The daunting work requires patience, she acknowledged.

“Every time you shape filigree, it wants to buckle,” she added.

“It’s very relaxing,” she said. “Sometimes I’ll thread and twist wire all night long.”

Los Alamos’ Michelle Tapia makes whimsical dog and cat jewelry from fossilized walrus tusk.

Tapia learned the painstaking scrimshaw technique after working with famed Native American jewelry artist Denise Wallace (Chugach Aleut). She is quick to say that no walruses died to make her jewelry – the ivory is dug off St. Lawrence Island west of Alaska and can be up to 20,000 years old. She etches her pieces with ink, often adding turquoise, coral and moonstones to her pendants, earrings and pins. She has created a line of relicarios (small and large devotional pieces), including Catholic saints and Tibetan Buddhist deities, “When Cats Dream” (cats as mermaids, fairies and butterflies) and “Los Muertas Bonitas” (skulls).

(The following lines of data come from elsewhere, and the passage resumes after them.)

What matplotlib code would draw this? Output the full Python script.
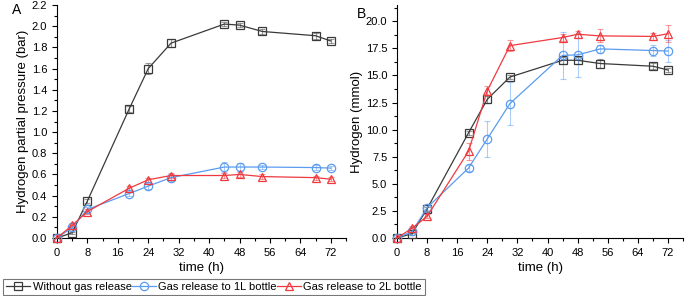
import matplotlib
matplotlib.use("Agg")
import matplotlib.pyplot as plt
from matplotlib.ticker import MultipleLocator, FormatStrFormatter

plt.rcParams['font.family'] = ['Liberation Sans', 'DejaVu Sans']

time_h = [0, 4, 8, 19, 24, 30, 44, 48, 54, 68, 72]

# Panel A: hydrogen partial pressure (bar)
a_without = [0, 0.05, 0.35, 1.22, 1.60, 1.84, 2.02, 2.01, 1.95, 1.91, 1.86]
a_without_err = [0, 0.01, 0.02, 0.03, 0.05, 0.04, 0.02, 0.02, 0.02, 0.03, 0.02]
a_1L = [0, 0.10, 0.27, 0.42, 0.49, 0.57, 0.67, 0.67, 0.67, 0.665, 0.66]
a_1L_err = [0, 0.01, 0.02, 0.02, 0.03, 0.03, 0.05, 0.04, 0.02, 0.02, 0.02]
a_2L = [0, 0.12, 0.25, 0.47, 0.55, 0.59, 0.59, 0.60, 0.58, 0.57, 0.555]
a_2L_err = [0, 0.02, 0.02, 0.02, 0.02, 0.02, 0.02, 0.02, 0.02, 0.02, 0.02]

# Panel B: hydrogen (mmol)
b_without = [0, 0.4, 2.7, 9.7, 12.8, 14.85, 16.4, 16.4, 16.1, 15.85, 15.5]
b_without_err = [0, 0.1, 0.2, 0.2, 0.3, 0.2, 0.3, 0.3, 0.4, 0.3, 0.2]
b_1L = [0, 0.6, 2.8, 6.45, 9.15, 12.4, 16.85, 16.9, 17.45, 17.3, 17.25]
b_1L_err = [0, 0.1, 0.2, 0.3, 1.65, 2.0, 2.15, 2.05, 0.4, 0.5, 1.0]
b_2L = [0, 0.9, 2.0, 8.0, 13.6, 17.75, 18.5, 18.8, 18.65, 18.6, 18.85]
b_2L_err = [0, 0.2, 0.2, 0.8, 0.4, 0.5, 0.3, 0.3, 0.6, 0.3, 0.8]

labels = ["Without gas release", "Gas release to 1L bottle", "Gas release to 2L bottle"]
colors = ["#3a3a3a", "#5b9cf0", "#f0393f"]
markers = ["s", "o", "^"]

fig = plt.figure(figsize=(6.85, 2.96), dpi=100)
axA = fig.add_axes([57/685, 1-238/296, 289/685, 233/296])
axB = fig.add_axes([397/685, 1-238/296, 286/685, 233/296])

def draw(ax, series):
    handles = []
    for (y, e), c, m, lab in zip(series, colors, markers, labels):
        ax.errorbar(time_h, y, yerr=e, fmt='none', ecolor=c, elinewidth=0.8,
                    capsize=2, capthick=0.8, alpha=0.5, zorder=2)
        h, = ax.plot(time_h, y, color=c, marker=m, markersize=6 if m != 's' else 5.5,
                     markerfacecolor='none', markeredgecolor=c, markeredgewidth=0.9,
                     linewidth=0.9, label=lab, zorder=3, clip_on=False)
        handles.append(h)
    ax.set_xlim(0, 76)
    ax.xaxis.set_major_locator(MultipleLocator(8))
    ax.xaxis.set_minor_locator(MultipleLocator(4))
    ax.spines['top'].set_visible(False)
    ax.spines['right'].set_visible(False)
    for s in ['left', 'bottom']:
        ax.spines[s].set_linewidth(0.8)
    ax.tick_params(axis='both', which='major', direction='out', length=3.5, width=0.8, labelsize=8)
    ax.tick_params(axis='both', which='minor', direction='out', length=2, width=0.8)
    ax.set_xlabel("time (h)", fontsize=9.5, labelpad=3)
    return handles

handles = draw(axA, [(a_without, a_without_err), (a_1L, a_1L_err), (a_2L, a_2L_err)])
axA.set_ylim(0, 2.2)
axA.yaxis.set_major_locator(MultipleLocator(0.2))
axA.yaxis.set_minor_locator(MultipleLocator(0.1))
axA.yaxis.set_major_formatter(FormatStrFormatter('%.1f'))
axA.set_ylabel("Hydrogen partial pressure (bar)", fontsize=9.5, labelpad=2)

draw(axB, [(b_without, b_without_err), (b_1L, b_1L_err), (b_2L, b_2L_err)])
axB.set_ylim(0, 21.5)
axB.yaxis.set_major_locator(MultipleLocator(2.5))
axB.yaxis.set_minor_locator(MultipleLocator(1.25))
axB.yaxis.set_major_formatter(FormatStrFormatter('%.1f'))
axB.set_ylabel("Hydrogen (mmol)", fontsize=9.5, labelpad=2)

fig.text(12/685, 1-10/296, "A", fontsize=10, va='center', ha='left')
fig.text(357/685, 1-14/296, "B", fontsize=10, va='center', ha='left')

leg = fig.legend(handles, labels, loc='lower left', bbox_to_anchor=(2/685, 0.0),
                 ncol=3, fontsize=8, frameon=True, fancybox=False, edgecolor='#555555',
                 handlelength=2.2, handletextpad=0.2, columnspacing=0.0,
                 borderpad=0.25, borderaxespad=0.1)
leg.get_frame().set_linewidth(0.8)

fig.savefig("out.png", dpi=100)
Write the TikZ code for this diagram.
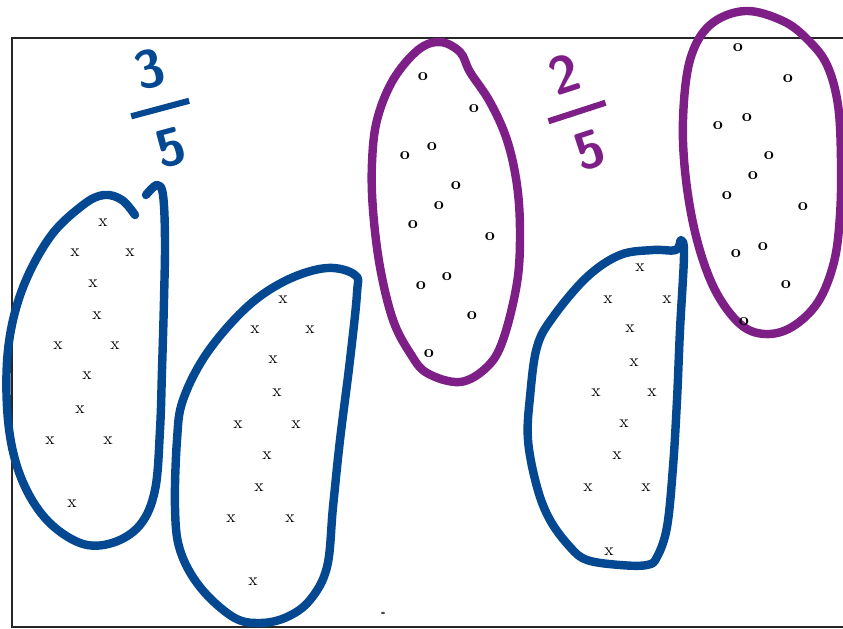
\documentclass[tikz,border=0pt]{standalone}
\usepackage{amsmath}
\usepackage{tikz}
\definecolor{inkblue}{RGB}{4,72,145}
\definecolor{inkpurple}{RGB}{126,31,136}

\begin{document}
\begin{tikzpicture}[x=0.02cm, y=-0.02cm,
  loop/.style={line width=4.8pt, line cap=round, line join=round},
  xmark/.style={font=\normalsize, inner sep=0pt},
  omark/.style={font=\normalsize\bfseries, inner sep=0pt},
  frac/.style={font=\fontsize{30}{30}\selectfont\sffamily\bfseries, inner sep=0pt}]
  \useasboundingbox (0,0) rectangle (843,629);
  \clip (0,0) rectangle (843,629);
  % Frame
  \draw[line width=1.7pt, black!85] (12,38) rectangle (870,627);
  \fill[black!70] (383,613) ellipse (2 and 1.2);
  % Blue loop 1
  \draw[loop, inkblue] plot[smooth, tension=0.6] coordinates {(135,215) (122,200) (104,195) (83,205) (50,237) (22,290) (8,350) (8,420) (20,475) (45,518) (80,543) (112,543) (140,525) (155,490) (160,430) (162,370) (164,300) (165,240) (163,195) (157,185) (146,195)};
  \foreach \p [count=\i] in {(103,223),(75,253),(130,253),(93,284),(97,316),(58,346),(115,346),(87,376),(80,410),(50,441),(108,441),(72,504)}
    \node[xmark] (a\i) at \p {x};
  % Blue loop 2
  \draw[loop, inkblue] plot[smooth cycle, tension=0.6] coordinates {(355,275) (327,268) (287,280) (247,307) (207,353) (183,400) (177,440) (175,507) (180,550) (200,587) (233,617) (260,623) (287,617) (310,600) (327,567) (333,507) (340,440) (350,360) (357,293)};
  \foreach \p [count=\i] in {(283,300),(255,330),(310,330),(273,360),(277,393),(238,425),(296,425),(267,456),(259,488),(231,519),(290,519),(253,582)}
    \node[xmark] (b\i) at \p {x};
  % Purple loop 1
  \draw[loop, inkpurple] plot[smooth cycle, tension=0.6] coordinates {(440,42) (418,50) (393,80) (377,120) (372,163) (373,210) (380,267) (393,320) (410,353) (427,373) (460,382) (487,367) (503,340) (517,283) (520,233) (517,185) (507,140) (490,102) (470,72) (460,52)};
  \foreach \p [count=\i] in {(423,77),(474,109),(432,147),(405,156),(456,186),(439,206),(413,225),(490,237),(447,277),(421,286),(472,316),(429,354)}
    \node[omark] (c\i) at \p {o};
  % Blue loop 3
  \draw[loop, inkblue] plot[smooth cycle, tension=0.6] coordinates {(681,240) (676,250) (653,250) (620,255) (587,277) (553,317) (537,347) (530,397) (528,440) (537,487) (550,520) (570,547) (587,560) (620,565) (647,565) (657,557) (667,527) (673,467) (677,400) (680,330) (684,255)};
  \foreach \p [count=\i] in {(640,268),(608,300),(667,300),(630,329),(634,363),(596,393),(652,393),(624,424),(617,456),(588,488),(646,488),(609,552)}
    \node[xmark] (d\i) at \p {x};
  % Purple loop 2
  \draw[loop, inkpurple] plot[smooth cycle, tension=0.6] coordinates {(745,11) (783,21) (808,40) (827,65) (838,105) (841,160) (840,215) (834,262) (818,302) (792,327) (765,334) (740,324) (715,290) (697,240) (686,180) (683,120) (690,60) (710,25)};
  \foreach \p [count=\i] in {(738,48),(788,79),(718,126),(747,118),(769,156),(753,176),(727,196),(803,207),(736,254),(763,247),(786,285),(744,322)}
    \node[omark] (e\i) at \p {o};
  % Fractions
  \node[frac, text=inkblue, rotate=15] (f1) at (160,108) {$\genfrac{}{}{3.5pt}{0}{\makebox[1.2cm]{\textbf{\textsf{3}}}}{\textbf{\textsf{5}}}$};
  \node[frac, text=inkpurple, rotate=18] (f2) at (577,112) {$\genfrac{}{}{3.5pt}{0}{\makebox[1.2cm]{\textbf{\textsf{2}}}}{\textbf{\textsf{5}}}$};
\end{tikzpicture}
\end{document}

A recent pendant combined a cat and a dog steering a Volkswagen with moonstone headlights. Tapia brought 50 pieces to the Contemporary Market. Sales were good; by mid-morning she had already sold 20.

“I’ve done what I did last year this morning,” she said.

Sometimes visitors express surprise and confusion that a Spanish woman born in Santa Fe is working in the nearly lost art of scrimshaw, which was practiced for centuries by the Inuit and other native groups along the Northwest Coast.

Tapia says her designs come from both her heart and her culture, stirred with her love for animals. She created many of the images as a child drawing or painting on rocks.

She also makes rabbits, mice, butterflies, birds, koi and even elephants. But one species outsells them all.

“Cats,” she said.

Tapia has exhibited at the Heard Museum Spanish Market in Phoenix and shows regularly at Packard’s on the Plaza.